Know any? Maybe you are one?
We’ve all seen stories about identical twins playing pranks on people who can’t tell them apart, or even how identical twins separated at birth appear to have remarkably similar lives.
Did you know that identical twins, even at the moment of birth, actually aren’t identical?
Yes. Even as just-born infants, there are noticeable, real differences, arising from differences in their experience in the womb.
And for every “oh, their lives are so similar” story, there are many more about how dissimilar “identical” twins are from each other.
Why am I telling you this in an article about management and leadership?
Because every person – even an identical twin – is unique.
And that means that every expression of leadership is unique to the individual manager and leader.

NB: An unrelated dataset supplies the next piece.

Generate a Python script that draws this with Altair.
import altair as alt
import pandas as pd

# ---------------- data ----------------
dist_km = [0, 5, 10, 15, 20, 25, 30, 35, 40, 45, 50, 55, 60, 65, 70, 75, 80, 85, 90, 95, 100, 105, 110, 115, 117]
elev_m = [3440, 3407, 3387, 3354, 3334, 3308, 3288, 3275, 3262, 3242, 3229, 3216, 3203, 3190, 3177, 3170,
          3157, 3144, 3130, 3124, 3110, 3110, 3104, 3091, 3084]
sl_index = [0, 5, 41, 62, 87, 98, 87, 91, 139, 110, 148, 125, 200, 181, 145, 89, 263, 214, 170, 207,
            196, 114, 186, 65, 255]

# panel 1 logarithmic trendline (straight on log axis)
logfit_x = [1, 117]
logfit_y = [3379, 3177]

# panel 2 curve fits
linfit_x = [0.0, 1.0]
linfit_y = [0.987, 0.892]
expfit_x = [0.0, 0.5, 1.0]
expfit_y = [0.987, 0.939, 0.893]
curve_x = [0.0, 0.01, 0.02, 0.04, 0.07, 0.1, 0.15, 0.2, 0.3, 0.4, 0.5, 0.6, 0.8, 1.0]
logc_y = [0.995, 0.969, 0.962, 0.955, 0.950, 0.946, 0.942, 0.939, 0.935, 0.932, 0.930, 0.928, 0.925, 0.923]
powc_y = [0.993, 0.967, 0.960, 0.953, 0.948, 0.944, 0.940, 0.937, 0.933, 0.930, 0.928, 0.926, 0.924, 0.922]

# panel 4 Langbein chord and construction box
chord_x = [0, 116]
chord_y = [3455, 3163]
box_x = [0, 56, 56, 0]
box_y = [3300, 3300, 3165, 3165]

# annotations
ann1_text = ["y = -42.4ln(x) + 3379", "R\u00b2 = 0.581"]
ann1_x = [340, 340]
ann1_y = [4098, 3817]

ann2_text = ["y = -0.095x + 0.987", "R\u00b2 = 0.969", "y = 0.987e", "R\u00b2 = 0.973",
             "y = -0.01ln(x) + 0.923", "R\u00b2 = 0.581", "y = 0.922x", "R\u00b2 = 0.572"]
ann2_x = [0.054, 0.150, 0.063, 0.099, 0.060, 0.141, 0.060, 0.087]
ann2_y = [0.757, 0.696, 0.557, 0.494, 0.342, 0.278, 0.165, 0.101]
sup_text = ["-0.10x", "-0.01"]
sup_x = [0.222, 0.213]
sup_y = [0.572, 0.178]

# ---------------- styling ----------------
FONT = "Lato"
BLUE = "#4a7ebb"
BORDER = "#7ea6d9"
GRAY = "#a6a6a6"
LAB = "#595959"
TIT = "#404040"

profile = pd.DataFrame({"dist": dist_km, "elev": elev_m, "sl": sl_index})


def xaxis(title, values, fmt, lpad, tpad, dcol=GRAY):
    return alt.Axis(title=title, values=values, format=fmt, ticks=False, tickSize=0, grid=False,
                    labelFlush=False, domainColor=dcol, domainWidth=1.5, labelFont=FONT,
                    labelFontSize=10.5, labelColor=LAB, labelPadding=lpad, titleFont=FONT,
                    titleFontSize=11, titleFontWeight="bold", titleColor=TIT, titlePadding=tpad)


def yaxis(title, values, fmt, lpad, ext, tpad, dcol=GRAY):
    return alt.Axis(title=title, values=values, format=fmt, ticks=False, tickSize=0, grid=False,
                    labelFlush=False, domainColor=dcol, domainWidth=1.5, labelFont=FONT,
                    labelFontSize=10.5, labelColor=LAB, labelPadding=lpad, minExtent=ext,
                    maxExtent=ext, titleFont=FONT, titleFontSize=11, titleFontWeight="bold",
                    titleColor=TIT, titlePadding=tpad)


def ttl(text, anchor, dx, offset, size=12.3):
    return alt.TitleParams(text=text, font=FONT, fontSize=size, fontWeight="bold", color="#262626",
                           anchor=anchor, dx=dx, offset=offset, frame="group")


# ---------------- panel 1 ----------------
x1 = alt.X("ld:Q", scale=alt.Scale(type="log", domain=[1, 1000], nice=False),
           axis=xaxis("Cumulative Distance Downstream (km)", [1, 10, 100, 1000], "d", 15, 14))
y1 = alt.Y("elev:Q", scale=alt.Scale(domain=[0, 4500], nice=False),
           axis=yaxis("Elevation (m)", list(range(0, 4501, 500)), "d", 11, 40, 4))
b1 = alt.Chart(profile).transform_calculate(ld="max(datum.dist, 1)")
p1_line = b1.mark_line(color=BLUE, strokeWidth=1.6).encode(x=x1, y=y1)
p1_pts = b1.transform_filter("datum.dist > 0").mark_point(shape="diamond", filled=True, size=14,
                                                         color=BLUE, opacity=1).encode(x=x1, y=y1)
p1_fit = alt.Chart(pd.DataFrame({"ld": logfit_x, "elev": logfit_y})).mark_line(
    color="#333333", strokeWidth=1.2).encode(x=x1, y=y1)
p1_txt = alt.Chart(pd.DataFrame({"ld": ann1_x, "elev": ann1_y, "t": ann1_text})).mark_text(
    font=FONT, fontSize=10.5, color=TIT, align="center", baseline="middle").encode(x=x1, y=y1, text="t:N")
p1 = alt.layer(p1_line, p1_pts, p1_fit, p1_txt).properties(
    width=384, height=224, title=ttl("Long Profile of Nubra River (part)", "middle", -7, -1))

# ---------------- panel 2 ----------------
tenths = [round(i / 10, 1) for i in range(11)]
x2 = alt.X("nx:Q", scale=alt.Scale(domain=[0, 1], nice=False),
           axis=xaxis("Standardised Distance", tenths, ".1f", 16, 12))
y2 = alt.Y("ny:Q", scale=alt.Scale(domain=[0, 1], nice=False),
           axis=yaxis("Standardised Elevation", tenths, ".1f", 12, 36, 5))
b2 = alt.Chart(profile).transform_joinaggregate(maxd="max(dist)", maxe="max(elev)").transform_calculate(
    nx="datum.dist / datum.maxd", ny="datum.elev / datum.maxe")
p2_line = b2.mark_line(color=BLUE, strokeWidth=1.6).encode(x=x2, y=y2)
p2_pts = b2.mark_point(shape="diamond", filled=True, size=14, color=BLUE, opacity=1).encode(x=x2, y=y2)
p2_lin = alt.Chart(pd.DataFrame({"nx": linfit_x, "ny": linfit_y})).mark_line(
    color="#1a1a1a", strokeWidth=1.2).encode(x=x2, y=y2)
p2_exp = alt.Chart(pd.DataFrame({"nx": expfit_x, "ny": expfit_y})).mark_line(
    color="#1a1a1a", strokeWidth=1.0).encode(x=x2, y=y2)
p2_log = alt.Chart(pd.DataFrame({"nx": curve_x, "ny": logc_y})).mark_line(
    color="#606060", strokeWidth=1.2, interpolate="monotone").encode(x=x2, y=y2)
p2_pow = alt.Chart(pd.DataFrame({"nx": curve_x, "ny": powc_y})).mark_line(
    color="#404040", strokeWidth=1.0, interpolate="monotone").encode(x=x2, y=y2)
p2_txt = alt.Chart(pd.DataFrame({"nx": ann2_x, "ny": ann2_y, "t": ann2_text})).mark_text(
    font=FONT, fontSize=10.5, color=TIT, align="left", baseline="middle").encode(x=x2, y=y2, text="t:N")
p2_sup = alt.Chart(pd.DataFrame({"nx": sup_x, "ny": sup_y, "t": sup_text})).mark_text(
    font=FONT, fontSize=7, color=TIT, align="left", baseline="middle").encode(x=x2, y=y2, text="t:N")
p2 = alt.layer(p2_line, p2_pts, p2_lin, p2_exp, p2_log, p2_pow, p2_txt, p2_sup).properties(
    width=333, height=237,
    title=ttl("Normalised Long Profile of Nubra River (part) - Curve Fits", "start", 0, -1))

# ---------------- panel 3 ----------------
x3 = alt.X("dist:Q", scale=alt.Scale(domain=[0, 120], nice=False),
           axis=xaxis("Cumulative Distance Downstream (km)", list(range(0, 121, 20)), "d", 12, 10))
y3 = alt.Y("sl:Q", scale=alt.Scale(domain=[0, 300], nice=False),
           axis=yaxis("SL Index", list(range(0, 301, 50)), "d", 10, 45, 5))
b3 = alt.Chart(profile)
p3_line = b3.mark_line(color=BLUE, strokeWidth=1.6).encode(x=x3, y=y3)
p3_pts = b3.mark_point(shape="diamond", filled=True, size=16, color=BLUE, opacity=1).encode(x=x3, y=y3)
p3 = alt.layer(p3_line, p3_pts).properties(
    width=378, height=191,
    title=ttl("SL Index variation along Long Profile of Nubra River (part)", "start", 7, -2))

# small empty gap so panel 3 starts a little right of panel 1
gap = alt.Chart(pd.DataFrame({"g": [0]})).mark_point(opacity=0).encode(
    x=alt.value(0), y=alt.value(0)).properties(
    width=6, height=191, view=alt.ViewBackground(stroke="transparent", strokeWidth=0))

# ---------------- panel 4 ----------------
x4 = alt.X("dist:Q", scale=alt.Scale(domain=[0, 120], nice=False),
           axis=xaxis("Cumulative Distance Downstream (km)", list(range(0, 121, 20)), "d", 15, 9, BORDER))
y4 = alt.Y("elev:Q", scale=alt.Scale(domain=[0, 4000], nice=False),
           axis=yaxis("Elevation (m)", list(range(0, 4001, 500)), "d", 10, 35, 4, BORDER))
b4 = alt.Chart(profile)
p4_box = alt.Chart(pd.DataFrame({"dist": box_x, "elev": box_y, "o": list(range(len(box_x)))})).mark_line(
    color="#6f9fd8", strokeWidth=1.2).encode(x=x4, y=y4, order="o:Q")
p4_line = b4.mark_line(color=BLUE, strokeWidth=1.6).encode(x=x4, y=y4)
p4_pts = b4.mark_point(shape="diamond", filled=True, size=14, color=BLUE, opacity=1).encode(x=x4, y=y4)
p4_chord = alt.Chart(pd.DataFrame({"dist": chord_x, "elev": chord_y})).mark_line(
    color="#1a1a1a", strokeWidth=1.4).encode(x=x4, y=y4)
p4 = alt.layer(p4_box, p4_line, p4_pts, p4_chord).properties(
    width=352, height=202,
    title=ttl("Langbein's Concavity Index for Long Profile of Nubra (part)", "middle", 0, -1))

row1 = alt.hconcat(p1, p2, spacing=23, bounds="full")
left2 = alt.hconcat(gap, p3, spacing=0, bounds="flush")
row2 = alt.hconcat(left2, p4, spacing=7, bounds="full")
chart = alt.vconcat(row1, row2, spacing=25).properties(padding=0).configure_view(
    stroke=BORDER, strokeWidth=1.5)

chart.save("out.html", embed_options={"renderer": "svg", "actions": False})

When we attempt to deny this individuality through rigorous “best practices” of leadership, or by expecting anyone to learn – and adhere to – specific management and leadership behaviors, we create problems, to say the least.
Asking someone to “do leadership” according to rules that don’t fit who they are or how they best interact with others is unfair, unkind, unhelpful, and unlikely to create success.

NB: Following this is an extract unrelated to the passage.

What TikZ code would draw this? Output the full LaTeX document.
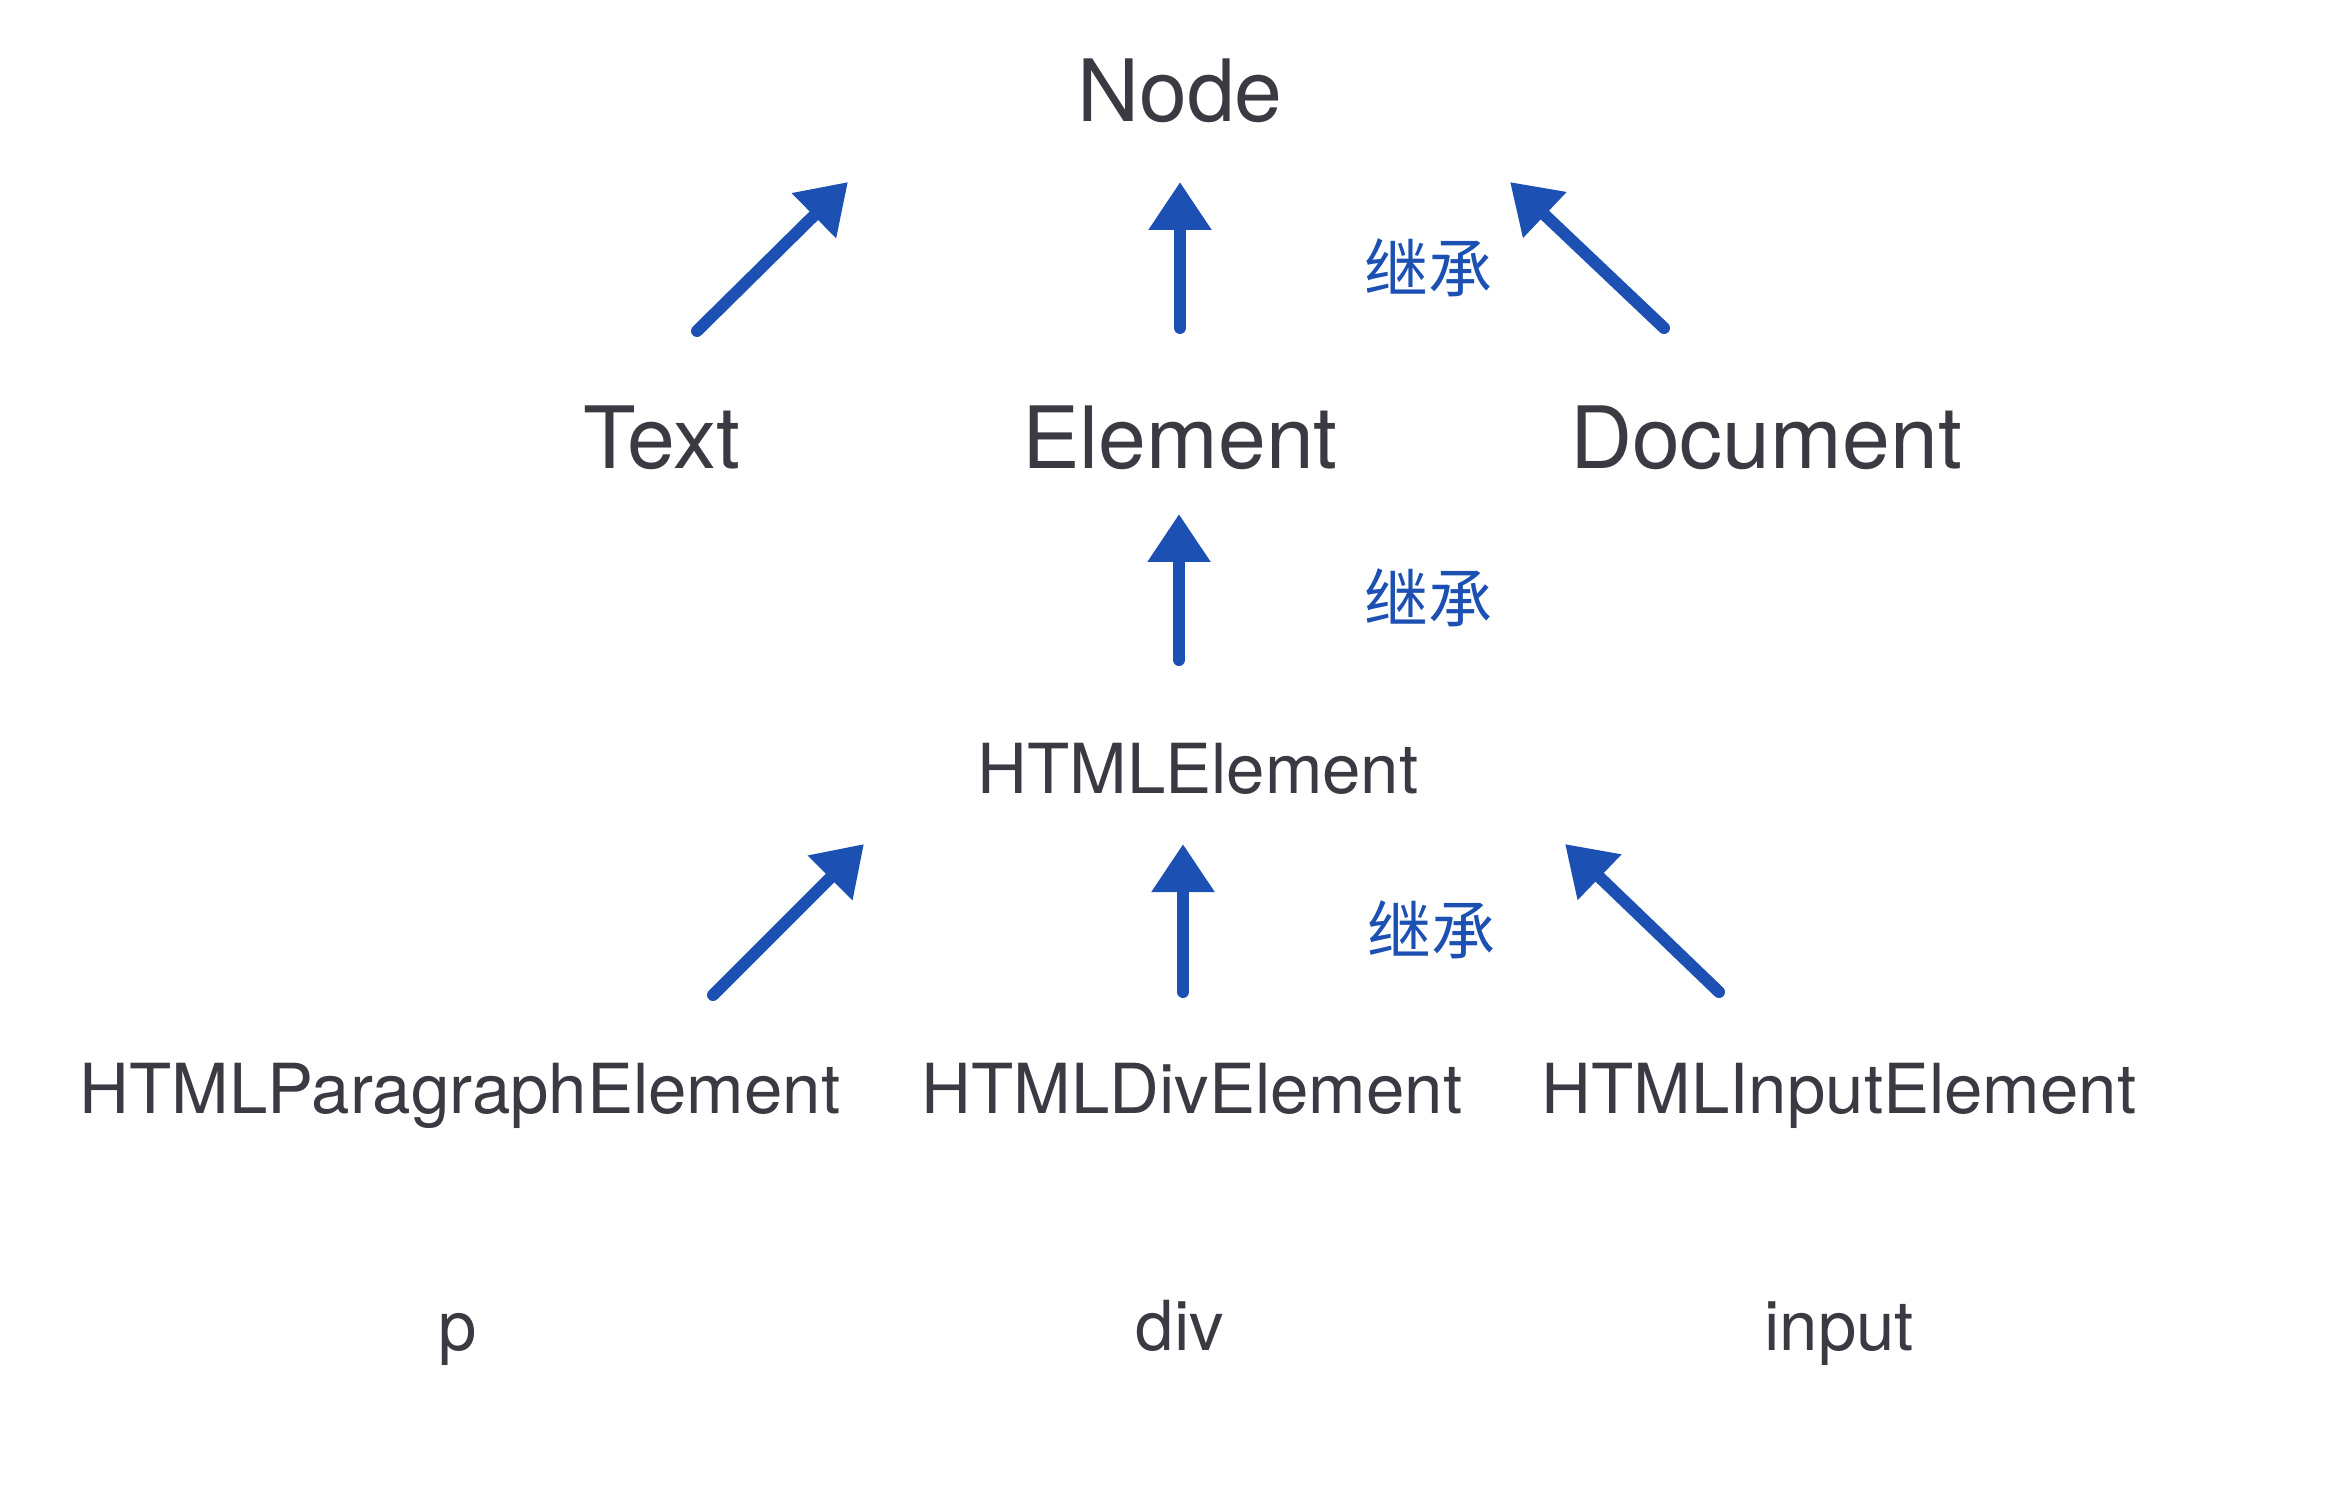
\documentclass[tikz,border=0pt]{standalone}
\usepackage{fontspec}
\setmainfont{TeX Gyre Heros}
\newfontfamily\cjk{Noto Sans CJK SC}
\usetikzlibrary{arrows.meta}
\definecolor{txt}{HTML}{3A3A42}
\definecolor{arrc}{HTML}{1C50B2}
\begin{document}
\begin{tikzpicture}[x=0.5pt,y=-0.5pt,
  lbl/.style={text=txt,inner sep=0pt,anchor=base},
  big/.style={lbl,font=\fontsize{43}{50}\selectfont},
  small/.style={lbl,font=\fontsize{34.5}{40}\selectfont},
  jc/.style={text=arrc,inner sep=0pt,font=\cjk\fontsize{32}{36}\selectfont},
  inh/.style={draw=arrc,line width=6pt,line cap=round,-{Triangle[length=24pt,width=30pt]}}]
\useasboundingbox[fill=white] (0,0) rectangle (2333,1491);
% texts
\node[big] (node) at (1180,122) {Node};
\node[big] (text) at (662,469) {Text};
\node[big] (element) at (1180,469) {Element};
\node[big] (document) at (1766,469) {Document};
\node[small] (html) at (1198,793) {HTMLElement};
\node[small] (para) at (460,1113) {HTMLParagraphElement};
\node[small] (divel) at (1192,1113) {HTMLDivElement};
\node[small] (input) at (1839,1113) {HTMLInputElement};
\node[small] (p) at (458,1350) {p};
\node[small] (div) at (1180,1350) {div};
\node[small] (inp) at (1839,1350) {input};
% labels
\node[jc] (j1) at (1428,268) {继承};
\node[jc] (j2) at (1428,598) {继承};
\node[jc] (j3) at (1431,930) {继承};
% arrow ends
\coordinate (a1s) at (697,331); \coordinate (a1e) at (848,182);
\coordinate (a2s) at (1180,328); \coordinate (a2e) at (1180,182);
\coordinate (a3s) at (1664,328); \coordinate (a3e) at (1510,182);
\coordinate (b1s) at (1179,660); \coordinate (b1e) at (1179,514);
\coordinate (c1s) at (713,995); \coordinate (c1e) at (864,844);
\coordinate (c2s) at (1183,992); \coordinate (c2e) at (1183,844);
\coordinate (c3s) at (1719,992); \coordinate (c3e) at (1565,844);
\draw[inh] (a1s) -- (a1e);
\draw[inh] (a2s) -- (a2e);
\draw[inh] (a3s) -- (a3e);
\draw[inh] (b1s) -- (b1e);
\draw[inh] (c1s) -- (c1e);
\draw[inh] (c2s) -- (c2e);
\draw[inh] (c3s) -- (c3e);
\end{tikzpicture}
\end{document}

Teaching fledgling managers the skills of leadership is essential.
Expecting them to use those skills exactly as taught, exactly as you might expect (or even as they might expect!), exactly as the textbooks or rulebooks say – is futile and, frankly, ridiculous.
Allow people to be people. Help your managers learn, and then give them the freedom to adapt what they learn to their own ways of being and doing.
Everyone will have much more fun and will be much more successful.